Instructions for the task >> Each entry below is to be written out exactly, and the pictures are to be left out.

Dataset records >>
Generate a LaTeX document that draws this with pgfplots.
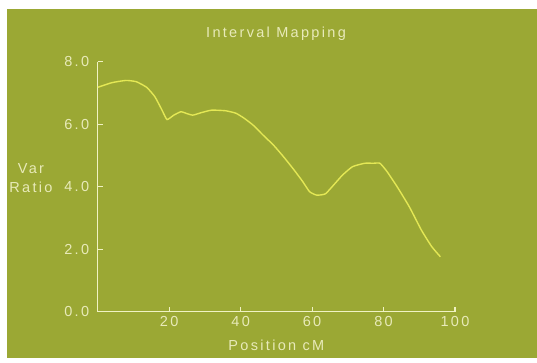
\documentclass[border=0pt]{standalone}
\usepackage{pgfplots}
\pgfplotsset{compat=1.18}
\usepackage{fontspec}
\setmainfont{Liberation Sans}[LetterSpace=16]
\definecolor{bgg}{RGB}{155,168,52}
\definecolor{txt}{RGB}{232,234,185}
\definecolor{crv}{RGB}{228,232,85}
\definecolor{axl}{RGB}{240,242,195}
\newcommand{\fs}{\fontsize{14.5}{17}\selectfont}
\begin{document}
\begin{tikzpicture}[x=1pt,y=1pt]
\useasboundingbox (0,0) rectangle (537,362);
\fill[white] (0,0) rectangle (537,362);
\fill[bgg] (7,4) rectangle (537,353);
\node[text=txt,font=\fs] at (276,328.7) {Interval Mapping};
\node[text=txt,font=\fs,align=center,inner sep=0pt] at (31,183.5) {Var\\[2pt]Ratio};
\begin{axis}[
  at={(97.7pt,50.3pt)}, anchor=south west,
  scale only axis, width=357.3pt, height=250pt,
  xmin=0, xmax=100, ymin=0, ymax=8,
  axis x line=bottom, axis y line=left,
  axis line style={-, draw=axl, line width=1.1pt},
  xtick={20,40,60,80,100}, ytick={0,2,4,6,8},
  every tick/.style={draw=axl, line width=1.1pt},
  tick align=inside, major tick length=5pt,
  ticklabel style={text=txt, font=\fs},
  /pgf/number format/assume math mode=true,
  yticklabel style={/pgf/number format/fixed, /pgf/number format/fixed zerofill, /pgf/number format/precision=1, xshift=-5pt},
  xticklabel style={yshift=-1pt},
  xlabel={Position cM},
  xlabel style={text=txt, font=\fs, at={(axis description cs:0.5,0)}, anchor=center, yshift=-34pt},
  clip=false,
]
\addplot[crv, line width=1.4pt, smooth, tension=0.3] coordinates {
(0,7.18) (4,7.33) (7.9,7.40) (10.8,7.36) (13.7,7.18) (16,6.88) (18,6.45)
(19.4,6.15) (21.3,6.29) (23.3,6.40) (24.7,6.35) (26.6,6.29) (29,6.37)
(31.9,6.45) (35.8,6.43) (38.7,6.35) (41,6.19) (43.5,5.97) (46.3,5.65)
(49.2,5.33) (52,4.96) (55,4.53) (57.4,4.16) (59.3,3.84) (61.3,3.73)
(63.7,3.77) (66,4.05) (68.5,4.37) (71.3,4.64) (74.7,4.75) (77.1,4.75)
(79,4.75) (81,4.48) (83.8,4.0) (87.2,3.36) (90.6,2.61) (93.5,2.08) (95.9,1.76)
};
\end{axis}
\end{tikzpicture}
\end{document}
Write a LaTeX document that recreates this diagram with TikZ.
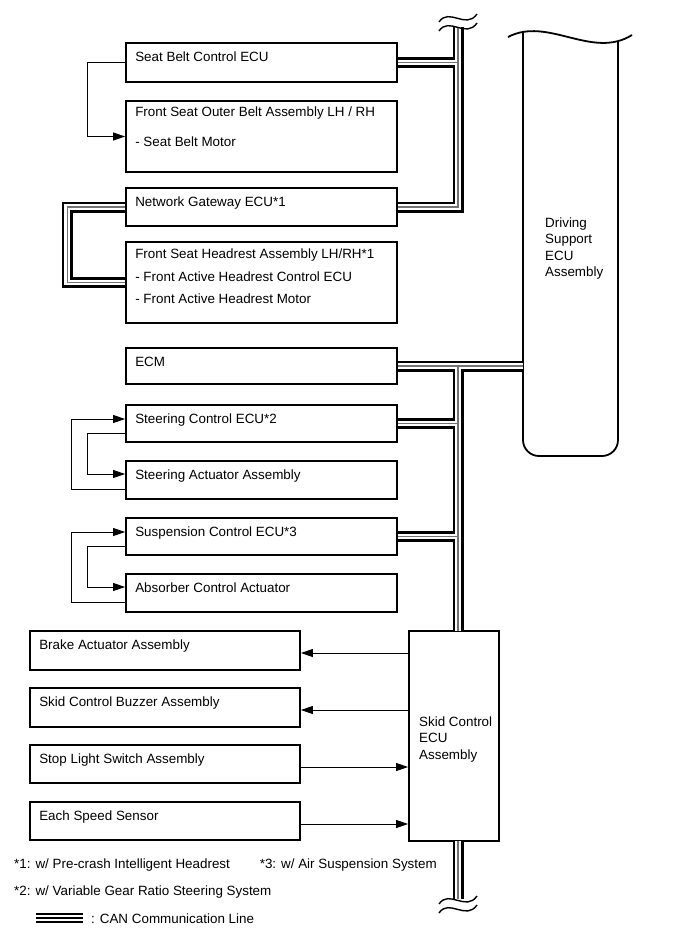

Written answer >>
Generate a LaTeX document that draws this with pgfplots.
\documentclass[border=0pt]{standalone}
\usepackage{pgfplots}
\pgfplotsset{compat=1.18}
\usepackage{fontspec}
\setmainfont{Liberation Sans}[LetterSpace=16]
\definecolor{bgg}{RGB}{155,168,52}
\definecolor{txt}{RGB}{232,234,185}
\definecolor{crv}{RGB}{228,232,85}
\definecolor{axl}{RGB}{240,242,195}
\newcommand{\fs}{\fontsize{14.5}{17}\selectfont}
\begin{document}
\begin{tikzpicture}[x=1pt,y=1pt]
\useasboundingbox (0,0) rectangle (537,362);
\fill[white] (0,0) rectangle (537,362);
\fill[bgg] (7,4) rectangle (537,353);
\node[text=txt,font=\fs] at (276,328.7) {Interval Mapping};
\node[text=txt,font=\fs,align=center,inner sep=0pt] at (31,183.5) {Var\\[2pt]Ratio};
\begin{axis}[
  at={(97.7pt,50.3pt)}, anchor=south west,
  scale only axis, width=357.3pt, height=250pt,
  xmin=0, xmax=100, ymin=0, ymax=8,
  axis x line=bottom, axis y line=left,
  axis line style={-, draw=axl, line width=1.1pt},
  xtick={20,40,60,80,100}, ytick={0,2,4,6,8},
  every tick/.style={draw=axl, line width=1.1pt},
  tick align=inside, major tick length=5pt,
  ticklabel style={text=txt, font=\fs},
  /pgf/number format/assume math mode=true,
  yticklabel style={/pgf/number format/fixed, /pgf/number format/fixed zerofill, /pgf/number format/precision=1, xshift=-5pt},
  xticklabel style={yshift=-1pt},
  xlabel={Position cM},
  xlabel style={text=txt, font=\fs, at={(axis description cs:0.5,0)}, anchor=center, yshift=-34pt},
  clip=false,
]
\addplot[crv, line width=1.4pt, smooth, tension=0.3] coordinates {
(0,7.18) (4,7.33) (7.9,7.40) (10.8,7.36) (13.7,7.18) (16,6.88) (18,6.45)
(19.4,6.15) (21.3,6.29) (23.3,6.40) (24.7,6.35) (26.6,6.29) (29,6.37)
(31.9,6.45) (35.8,6.43) (38.7,6.35) (41,6.19) (43.5,5.97) (46.3,5.65)
(49.2,5.33) (52,4.96) (55,4.53) (57.4,4.16) (59.3,3.84) (61.3,3.73)
(63.7,3.77) (66,4.05) (68.5,4.37) (71.3,4.64) (74.7,4.75) (77.1,4.75)
(79,4.75) (81,4.48) (83.8,4.0) (87.2,3.36) (90.6,2.61) (93.5,2.08) (95.9,1.76)
};
\end{axis}
\end{tikzpicture}
\end{document}
Write a LaTeX document that recreates this diagram with TikZ.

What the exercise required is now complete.